Posted 08 February 2014 - 05:26 PM
Okay, I'd been taking a break with warthunder and tf2 for awhile but I came back for the much trumpeted UI 2.0 release. At first, my opinion was that it was strange, but that over time I would come to be as familiar with it as the previous interface. However, as more time passed, more and more things jumped out at me just while trying to play the game that this release has been the most frustrating in recent memory. Long story short, I'm disappointed, and concerned you pushed this out even now- not so much for the bug concerns, but simple issues with the design.
How many heatsinks are inside this engine? How many do I need to launch? How many do I have equipped? These are all questions that I should not have to ask, because you know better than to leave that data out- it was, after all, in the old UI. "Not enough heatsinks!" trumpets the game, but it never actually says you need ten, and as far as I can tell it never tells you how many are in the smaller engines. Considering how big a deal the mechlab is in making this game different from your competitors, I'm stunned. You've made modification and design a a chore to go through, and the basic build rules aren't explained to the player anywhere in game.
You're drowning us in a plethora of minutiae, yaw angles and acceleration rates, and leaving out the damn basics that are actually important to the player during modification. And the important information you do display? Like max tonnage, for godsakes- is displayed in tiny text way off in the bottom corner of the screen as though it's entirely unimportant, instead of a number we need to frequently reference. You know better than this. You've done better than this. Things like turn rate and arm range are interesting details that are fine to include, but aren't going to be constantly referenced by the player, where things like current ammo count, heat sinks and to an extent, current engine size are core facts that should come up on rollover, with the same kind of emphasis you show for armament- these are values the player looks to frequently, they shouldn't be obscured behind comparatively unimportant reference values. Why were the essentials pushed from this initial release when you took the time to include so many enhancements?
Calling this incomplete is not an excuse- it is riddled with design mistakes- not functional bugs, but fumbles in understanding what's actually important to display to the player- that make it cluttered, unintuitive, and a step backward in creating a cohesive game experience for your players. You've left off or de-emphasized core information while putting the focus on minor details. You've even made the current C-bill count yet smaller than before- seriously, this is the player's budget that drives both how much progress they have banked, how much modification or advancement they can afford and you've shoved if off into the corner in what looks like twelve point font!

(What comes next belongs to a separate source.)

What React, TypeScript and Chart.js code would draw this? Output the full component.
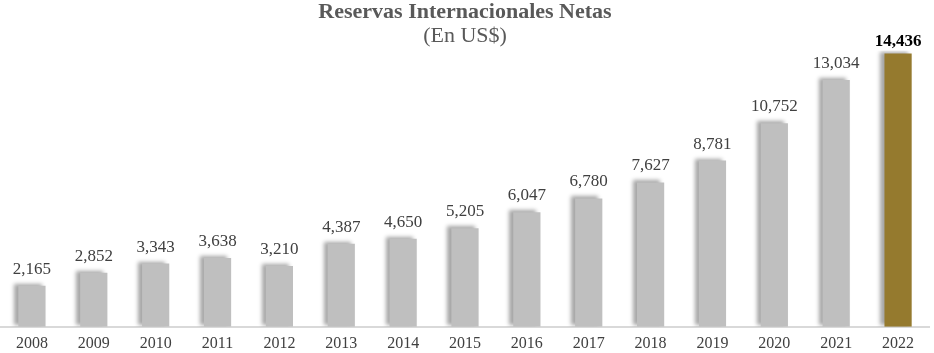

You may have made progress on the capabilities on the back end, but you have failed to capture what's valuable on the front end. I am disappointed because you know better than this, you've delivered better than this, you've had this in design and development for over a year, These are things that should have been dealt with for the first release, not mopped up afterword. The game is not in beta anymore- new players are coming in with the expectation, right or not, that the interface they deal with before they start playing should work right now- not in a few weeks, not after another iteration, but now, with the assumption that if it's live it should be ready to be used. Yes, we can launch a match, but everything up to that point has become a negative user experience. You are hurting your first impressions and the immediate future of this game and that, beyond anything else, is what is so frustrating to me, because you damn well know better, you are capable of better, you deserve to be better represented by the project you've sunk so much effort into and this is the sort of stumble that should not have happened.
Now, I realize I've gone on a rant over what are essentially defects in the look and feel of the UI, but to put it another way: What you wear to work may not define how well you do your job, but there are certain expectations of professional attire that exist if you want to work in a corporate office, especially when you're showing up to your first interview. Please consider that when going over the lessons learned for this release.